• _WRITTEN REQUEST_: Your task is to retype, word for word, the lines from the start of the data through the line holding "from matplotlib.ticker import FuncFormatter". Do not include the pictures.

• _GIVEN MATERIAL_:
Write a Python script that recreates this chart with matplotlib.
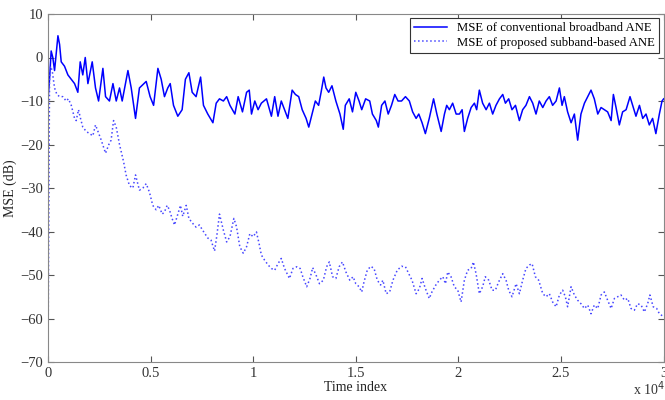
import matplotlib
matplotlib.use("Agg")
import matplotlib.pyplot as plt
from matplotlib.ticker import FuncFormatter

# conventional broadband ANE (solid)
t_conv = [0, 80, 160, 240, 325, 490, 570, 650, 810, 975, 1140, 1300, 1460, 1575,
          1700, 1820, 1950, 2160, 2320, 2470, 2680, 2810, 3000, 3170, 3330, 3490,
          3620, 3900, 4060, 4270, 4460, 4790, 4980, 5150, 5360, 5520, 5680, 5840,
          5960, 6120, 6330, 6540, 6700, 6870, 7030, 7220, 7440, 7580, 7790, 8040,
          8200, 8360, 8550, 8710, 8870, 9110, 9270, 9480, 9680, 9810, 9920, 10080,
          10240, 10400, 10650, 10890, 11050, 11210, 11370, 11530, 11690, 11900,
          12060, 12220, 12390, 12580, 12710, 12870, 13030, 13190, 13310, 13440,
          13550, 13680, 13840, 14030, 14230, 14390, 14490, 14680, 14840, 15000,
          15160, 15290, 15480, 15680, 15810, 16000, 16100, 16260, 16420, 16580,
          16740, 16900, 17060, 17230, 17420, 17610, 17770, 17940, 18070, 18230,
          18390, 18580, 18790, 18950, 19160, 19320, 19430, 19560, 19720, 19890,
          20050, 20180, 20290, 20450, 20620, 20780, 20890, 21020, 21180, 21350,
          21510, 21670, 21830, 22000, 22160, 22290, 22450, 22610, 22780, 22970,
          23130, 23290, 23460, 23620, 23780, 23940, 24110, 24270, 24430, 24590,
          24760, 24920, 25050, 25160, 25320, 25490, 25650, 25810, 25970, 26140,
          26300, 26460, 26620, 26790, 26950, 27110, 27270, 27440, 27550, 27680,
          27840, 28000, 28170, 28360, 28490, 28650, 28820, 28980, 29140, 29300,
          29460, 29620, 29790, 29920, 30000]
mse_conv = [-10, -5, 1.5, 0, -3, 5, 3, -1, -2, -4, -5, -6, -8, -1,
            -4, 0, -6, -1, -7, -10, -2.5, -9, -10, -6, -10, -7,
            -10, -3, -7, -14, -7, -5.5, -9, -11, -2.5, -5, -9, -7,
            -6, -11, -13.5, -12, -5, -3.5, -8, -9, -4.5, -11, -13, -15,
            -10.5, -9.5, -10, -9, -11, -13, -9, -12.5, -8, -7.5, -13, -10,
            -12, -10.5, -9.5, -13.5, -9, -13.5, -10, -12, -14, -7.5,
            -8.5, -9, -12, -14, -16, -13, -10, -11, -8, -4.5,
            -7, -8, -6.5, -10, -13, -16.5, -11, -9.5, -12.5, -8,
            -10, -12, -9.5, -10, -13, -14.5, -16, -11, -10, -13,
            -11, -8.5, -10, -10, -9, -10, -12.5, -14, -13, -15,
            -17.5, -14, -9.5, -13, -17, -13, -11, -12, -10.5, -13,
            -13, -12, -17, -14, -11.5, -10.5, -12, -7.5, -10.5, -12,
            -10.5, -13, -11, -9.5, -8.5, -10.5, -9.5, -12, -11, -14.5,
            -12, -11, -9, -10.5, -13, -10, -11.5, -10, -9, -11,
            -10, -7, -11, -9, -12.5, -15, -13, -19, -13, -10.5,
            -9, -7.5, -9.5, -13, -11.5, -12, -12.5, -14.5, -8.5, -11.5,
            -15.5, -12.5, -12, -9, -11, -13.5, -11, -14, -13, -15.5,
            -14, -17.5, -13, -10, -9.5]

# proposed subband-based ANE (dotted)
t_sub = [0, 80, 130, 210, 325, 440, 570, 730, 890, 1000, 1140, 1300, 1380, 1490,
         1590, 1700, 1870, 2030, 2190, 2320, 2440, 2600, 2810, 2970, 3080, 3200,
         3330, 3490, 3690, 3810, 3980, 4140, 4270, 4460, 4630, 4790, 4950, 5110,
         5270, 5400, 5570, 5680, 5810, 5920, 6050, 6170, 6330, 6460, 6570, 6740,
         6870, 7030, 7220, 7380, 7580, 7790, 7950, 8120, 8230, 8360, 8550, 8710,
         8870, 9060, 9190, 9350, 9520, 9680, 9840, 10000, 10160, 10290, 10400,
         10560, 10730, 10890, 11050, 11210, 11370, 11530, 11770, 11940, 12130,
         12290, 12420, 12610, 12770, 12900, 13100, 13230, 13420, 13580, 13710,
         13870, 14030, 14190, 14350, 14520, 14710, 14870, 15000, 15160, 15290,
         15400, 15560, 15730, 15890, 16050, 16210, 16320, 16480, 16650, 16810,
         17020, 17230, 17420, 17580, 17740, 17940, 18100, 18230, 18390, 18580,
         18710, 18900, 19070, 19240, 19370, 19480, 19640, 19800, 19970, 20130,
         20290, 20450, 20620, 20730, 20860, 21020, 21180, 21310, 21480, 21640,
         21800, 21960, 22160, 22320, 22450, 22610, 22810, 22970, 23130, 23290,
         23460, 23590, 23750, 23910, 24110, 24270, 24430, 24590, 24760, 24920,
         25080, 25210, 25320, 25490, 25650, 25810, 25970, 26140, 26300, 26460,
         26620, 26790, 26950, 27110, 27270, 27440, 27600, 27760, 27920, 28090,
         28250, 28410, 28570, 28730, 28900, 29060, 29220, 29330, 29490, 29660,
         29790, 30000]
mse_sub = [-75, -5, -2, -3, -7, -8.5, -9, -9, -10, -9.5, -11, -14, -14.5, -12,
           -14, -16, -17, -17.5, -18, -15.5, -17, -19, -22, -20, -19, -14.5,
           -16, -20, -24, -27, -29.5, -30, -27, -30.5, -30, -29, -31, -34,
           -35, -34, -36, -35.5, -34, -35, -37, -38.5, -36, -34, -36.5, -34,
           -37, -38, -39, -38.5, -40, -41.5, -42, -44.5, -41, -36, -39.7, -42.4,
           -41.2, -37, -38.9, -43.5, -45, -43.5, -40.5, -41.2, -40.1, -42.8, -45.4,
           -46.6, -47.7, -48.5, -48.9, -47.4, -46.2, -48.5, -50.8, -48.5, -48.1,
           -48.5, -50.4, -52.7, -50.8, -48.3, -50.4, -52, -51.2, -48.1, -47,
           -50.4, -50.8, -48.1, -47, -49.3, -51.2, -50.4, -52, -52.7, -53.9,
           -51.6, -48.9, -48, -48.5, -51.2, -52.3, -51.2, -54.3, -53.9, -51.2,
           -48.9, -48, -48.1, -49.7, -51.2, -54.3, -53.1, -50.8, -53.1, -55.4,
           -53.9, -52.3, -51.2, -50.4, -52, -49.3, -50.4, -52.7, -53.5, -56.2,
           -51.2, -48.9, -48.5, -47, -49.7, -54.3, -52.7, -50.4, -51.2, -53.5,
           -53.5, -51.6, -49.7, -51.2, -53.5, -55, -52, -54.3, -51.2, -48.5,
           -47.7, -47.4, -50.4, -51.2, -54.3, -55, -54.3, -56.2, -57.3, -54.6,
           -53.5, -55, -57.3, -52.7, -54.6, -55.8, -56.6, -57.7, -56.9, -58.9,
           -56.9, -57.7, -54.6, -53.9, -55.8, -57.7, -55.4, -55, -54.6, -55.8,
           -55.4, -57.7, -58.1, -56.6, -56.9, -58.5, -56.6, -54.6, -57.3, -57.7,
           -58.9, -59.6]

plt.rcParams['font.family'] = ['Liberation Serif', 'DejaVu Serif']
plt.rcParams['font.size'] = 10

fig = plt.figure(figsize=(6.65, 4.0), dpi=100)
ax = fig.add_axes([0.072, 0.095, 0.926, 0.87])

ax.plot(t_conv, mse_conv, color='#0000ff', lw=1.1,
        label='MSE of conventional broadband ANE')
ax.plot(t_sub, mse_sub, color='#4646ff', lw=1.1, ls=':',
        label='MSE of proposed subband-based ANE')

ax.set_xlim(0, 30000)
ax.set_ylim(-70, 10)
ax.set_xticks([0, 5000, 10000, 15000, 20000, 25000, 30000])
ax.set_yticks(range(-70, 11, 10))
ax.xaxis.set_major_formatter(FuncFormatter(lambda v, p: '%g' % (v / 1e4)))
ax.tick_params(direction='in', top=True, right=True, length=4,
               color='#555555', labelsize=10.5, labelcolor='#333333')
for s in ax.spines.values():
    s.set_color('#888888')

ax.set_xlabel('Time index', labelpad=1, color='#222222')
ax.set_ylabel('MSE (dB)', labelpad=2, color='#222222')
fig.text(0.952, 0.012, 'x 10$^4$', fontsize=10, color='#333333')

leg = ax.legend(loc='upper right', fancybox=False, framealpha=1,
                edgecolor='#333333', fontsize=9.2, handlelength=2.6,
                borderpad=0.3, labelspacing=0.2, borderaxespad=0.35)
leg.get_frame().set_linewidth(0.8)

fig.savefig('out.png', dpi=100)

• _TASK RESPONSE_:
Write a Python script that recreates this chart with matplotlib.
import matplotlib
matplotlib.use("Agg")
import matplotlib.pyplot as plt
from matplotlib.ticker import FuncFormatter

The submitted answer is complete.